Daniels correctly understands that disparaging 47% of the people as irresponsible victims because they don’t pay income tax was incredibly insulting and politically disastrous, but in the comments in this report he doesn’t touch on how these remarks contradicted an appeal based on principles of liberty. A Republican candidate interested in promoting a message of liberty wouldn’t see the non-payment of a certain kind of federal tax as a moral failing or proof of dependency and irresponsibility. On the contrary, he would have been pleased that the tax burden is so relatively light, and he would have understood that the lightness of that burden was a legacy of decades of his party’s policies. The Romney vision was that people ought to aspire to paying income tax, as if it were a marker of some sort of virtue, and that there was nothing else in what he was proposing that would cause them to support him. Naturally, a vision that stunted and focused on nothing but material reasons for political loyalties was never going to appeal to anyone outside guaranteed core supporters. The problem in that case was not that Romney’s language was too abstract, but that it was extremely specific and detailed about the people that he was writing off.
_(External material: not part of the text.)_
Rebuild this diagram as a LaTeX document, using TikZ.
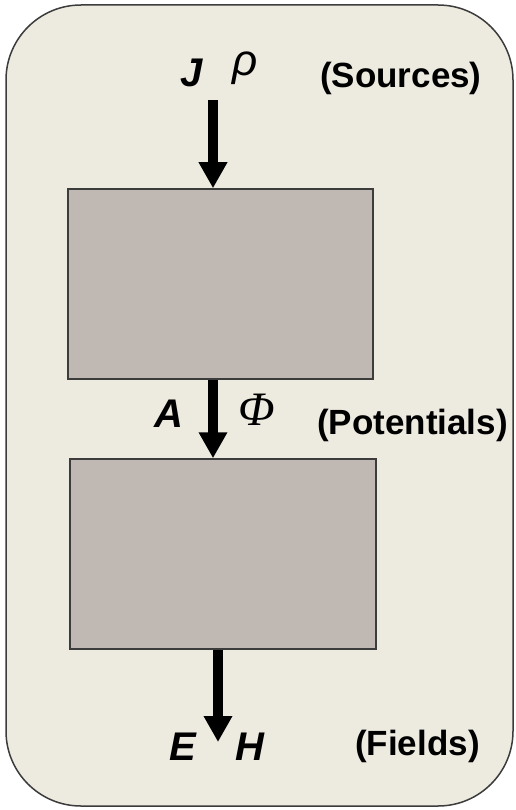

Regardless of what Mitt Romney or Mitch Daniels has to say on the subject, the problem of there being 47% of Americans who don’t pay Federal Income Taxes is not that this large segment of the population are net takers from Uncle Sam or are irresponsible leeches on society. The problem is that for this 47% of the electorate the traditional Republican campaign platform of keeping income taxes low and rates lower has become meaningless. Unless you buy the argument that lowering the tax rates will improve economic conditions that will result in greater earnings for all Americans, particularly those whose present earnings are so low as to put them under the threshold of paying taxes at their current rates and system of deductions, the Republican platform will hold no appeal. Republicans will need to find other issues on which to campaign in order to win the votes of these 47%. Small government libertarians and social conservatives have both been elements of the Republican coalition whose policies may attract greater numbers of voters for whom the question of income tax rates are irrelevant. But Romney made libertarians persona non grata and paid to social conservatives lip service only, as was evident in the fact that he spoke openly of having to write off the 47%. I don’t know if Mitch Daniels understands this any better than Mitt.